もともと、日本人は表向きの約束を信用しなかったが、かといってそれを無意味だと思っていたわけではなかった。すくなくともリチュアルな意味合いはあった。しかし、あからさまな約束破りが起き、野田佳彦が「結局消費税しかない」と言ったことで儀式的な神聖さもなくなった。その時にはわからなかったが、この6年で劣化はさらに進んだ。
なんでも言っていいなら何を言っても良いということになり、マニフェストは壮大な願望リストになった。そればかりかその願望リストに現実を合わせるようにさまざまな嘘が強要され、あるいは自発的に嘘をつく官僚まで出てきて現在に至っている。

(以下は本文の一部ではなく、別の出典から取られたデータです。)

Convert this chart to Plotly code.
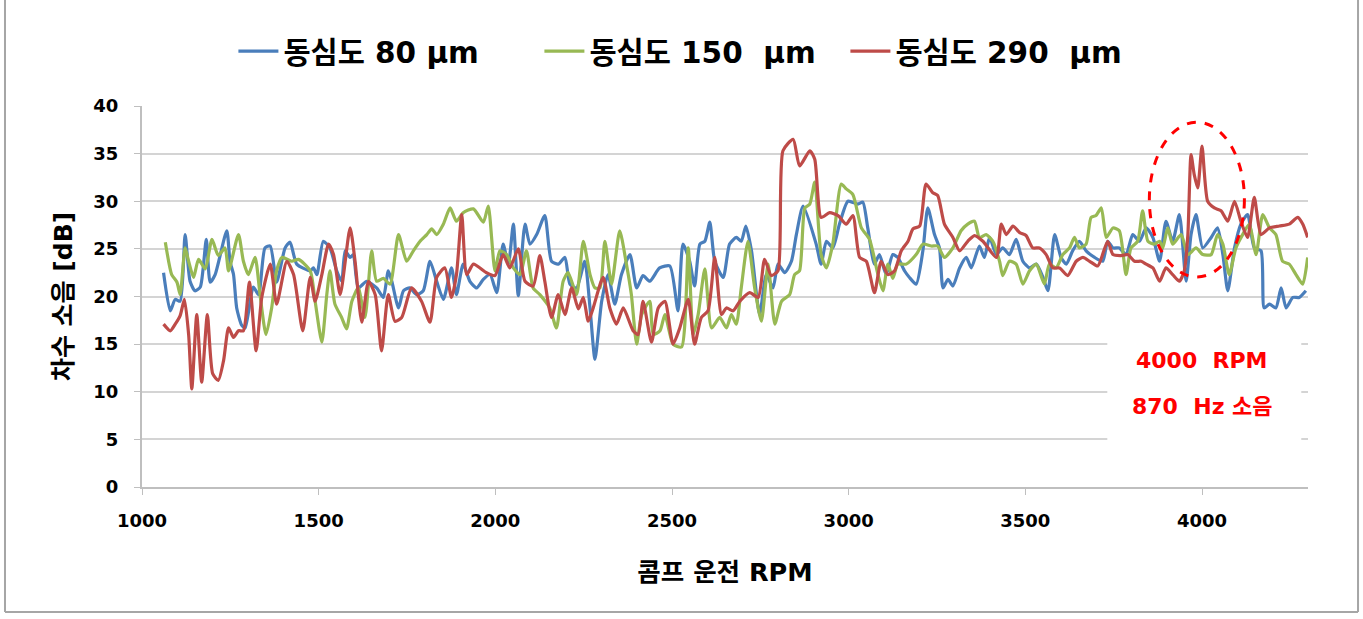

今、国会で安倍首相が「日米関係は私とトランプ大統領の個人的な信頼関係に基づき未だかつてなく強固なものになった」と読み上げている。これに合わせた形で様々な官僚のステートメントが書かれ、現実の不具合は全て語れなくなってしまった。また、北方領土という言葉は使わないとロシアに内密に約束してしまったため、国会で安倍首相はそれが言えなくなっている。このように表向きの言葉が利害調整を阻害し、利害調整のための言葉が表の言葉を縛る。そしてその証明のしようのない嘘を「嘘だ嘘だ」と騒ぎ立てる野党が国会の時間を限りなく浪費しているという具合である。
このようにして、表の議論が裏を縛り裏の議論が表を縛るということが起きている。我々は本音と建前の分離を旧弊でアジア的な後進性だと思っていたわけだが、欧米式の「進んだ」国家統治方法を取り入れられるわけでもなく、かつての「旧弊な」組織運営すらできなくなりつつあるのである。